Celebrity Book Binge
I’m always a bit wary of books “by” celebrities. When you can pay someone to be at your beck and call, it seems likely that you can also throw down some cash for a ghostwriter. But once in a while a celebrity comes along with a work so engaging that it could not have been created by anyone else—or ignored. Carrie Fisher once suffered by Jabba the Hut; Jessica Lange, famously seduced by King Kong; Randy Jones, no friend of Giuliani’s bath-house raids. The stars aligned, and we have books from all of them this season.
Princess Leia has a Hollywood hangover. Carrie Fisher has transformed her critically-acclaimed one-woman show into an uproarious memoir of the same name, Wishful Drinking (Simon and Schuster, December 2). Debbie Reynolds’s daughter discusses being reared by Hollywood royalty and her immortality as a Pez dispenser—from the highs of fame to her sobering bouts with addiction and depression.
Jessica Lange has 30 films and two Oscars under her belt, and now she can add her first photography book, 50 Photographs (powerHouse, December 1), to her list of accomplishments. The one-time fine arts student, who left school to pursue a film career, presents 50 black-and-white photos from her travels. Quietly elegant, alternately uplifting and haunting, the monograph feels surreal and all too real at the same time. An introduction from artiste Patti Smith helps set the tone. Selections are also on view at New York’s Howard Greenberg Gallery until January 10, 2009.

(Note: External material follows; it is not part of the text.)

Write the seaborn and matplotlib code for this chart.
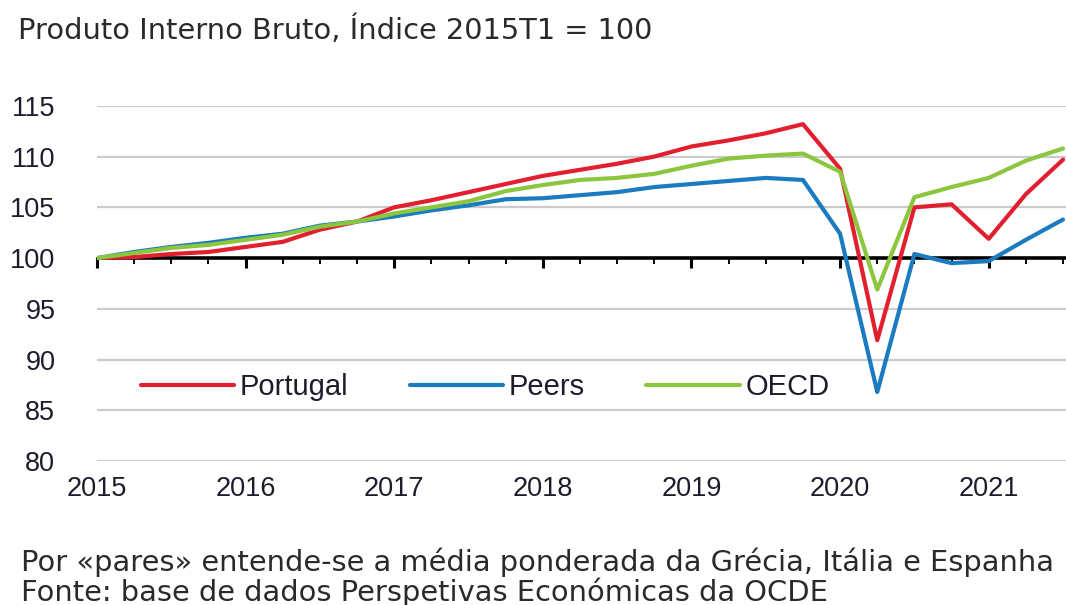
import pandas as pd
import numpy as np
import matplotlib.pyplot as plt
import seaborn as sns
from matplotlib.ticker import MultipleLocator, NullFormatter

# Quarterly GDP index, 2015T1 = 100
quarters = [f"{y}T{q}" for y in range(2015, 2022) for q in range(1, 5)][:27]

portugal = [100.0, 100.1, 100.4, 100.6, 101.1, 101.6, 102.8, 103.6, 105.0, 105.7,
            106.5, 107.3, 108.1, 108.7, 109.3, 110.0, 111.0, 111.6, 112.3, 113.2,
            108.8, 91.9, 105.0, 105.3, 101.9, 106.3, 109.7]
peers = [100.0, 100.6, 101.1, 101.5, 102.0, 102.4, 103.2, 103.6, 104.1, 104.7,
         105.2, 105.8, 105.9, 106.2, 106.5, 107.0, 107.3, 107.6, 107.9, 107.7,
         102.4, 86.8, 100.4, 99.5, 99.7, 101.8, 103.8]
oecd = [100.0, 100.5, 101.0, 101.3, 101.8, 102.3, 103.1, 103.6, 104.4, 105.0,
        105.6, 106.6, 107.2, 107.7, 107.9, 108.3, 109.1, 109.8, 110.1, 110.3,
        108.5, 96.9, 106.0, 107.0, 107.9, 109.6, 110.8]

series_names = ["Portugal", "Peers", "OECD"]
colors = ["#e21f2f", "#1b7bc0", "#8cc63f"]
years = [2015, 2016, 2017, 2018, 2019, 2020, 2021]

# long format for seaborn
t = [int(s[:4]) + (int(s[-1]) - 1) / 4 for s in quarters]
df = pd.DataFrame({
    "t": t * 3,
    "valor": portugal + peers + oecd,
    "serie": np.repeat(series_names, len(t)),
})

sns.set_theme(style="white")
plt.rcParams["font.family"] = ["Liberation Sans", "DejaVu Sans"]

fig = plt.figure(figsize=(10.66, 6.05), dpi=100)
ax = fig.add_axes([0.091, 0.238, 0.909, 0.587])

# horizontal grid, black line at 100
for v in range(80, 120, 5):
    if v != 100:
        ax.axhline(v, color="#cbcbcb", lw=1.6, zorder=0)
ax.axhline(100, color="black", lw=2.6, zorder=1)

sns.lineplot(data=df, x="t", y="valor", hue="serie", hue_order=series_names,
             palette=colors, linewidth=3.0, ax=ax, legend=True, zorder=3)

ax.set_xlim(2015, 2021.52)
ax.set_ylim(80, 115)
ax.set_xlabel("")
ax.set_ylabel("")
ax.set_xticks(years)
ax.set_xticklabels([str(y) for y in years])
ax.yaxis.set_major_locator(MultipleLocator(5))
ax.tick_params(axis="both", length=0, labelsize=19.5, colors="#1c1c2c")
ax.tick_params(axis="x", pad=11)
ax.tick_params(axis="y", pad=30)
for s in ax.spines.values():
    s.set_visible(False)

# quarterly tick marks on the 100 line
base = ax.secondary_xaxis(20 / 35)
base.spines["bottom"].set_visible(False)
base.set_xticks(years)
base.xaxis.set_minor_locator(MultipleLocator(0.25))
base.xaxis.set_major_formatter(NullFormatter())
base.xaxis.set_minor_formatter(NullFormatter())
base.tick_params(axis="x", which="major", direction="in", length=7, width=2.2,
                 color="black")
base.tick_params(axis="x", which="minor", direction="in", length=4, width=1.4,
                 color="black")

leg = ax.legend(loc="center left", bbox_to_anchor=(0.045, 0.208), ncol=3,
                frameon=False, fontsize=21, handlelength=3.2, handletextpad=0.2,
                columnspacing=2.1, borderpad=0, borderaxespad=0)
for txt in leg.get_texts():
    txt.set_color("#1c1c2c")

note_font = dict(fontsize=20.8, family="DejaVu Sans", color="#2a2a2a",
                 va="center", ha="left")
fig.text(0.017, 0.95, "Produto Interno Bruto, Índice 2015T1 = 100", **note_font)
fig.text(0.02, 0.071, "Por «pares» entende-se a média ponderada da Grécia, Itália e Espanha",
         **note_font)
fig.text(0.02, 0.021, "Fonte: base de dados Perspetivas Económicas da OCDE", **note_font)

fig.savefig("out.png", dpi=100)
plt.close(fig)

In a new book, Macho Man: The Disco Era and Gay America’s “Coming Out” (Praeger, December 30) the original cowboy, Randy Jones, takes us back to the dance halls of the 70s, where he and the rest of the People brought a new sound – and style – to the music scene. More than a chronicle of a classically campy band, the work is equally about gay rights and culture (and even contains a “gayography”- a listing of openly gay musicians and performers in the United States before and since The Village People).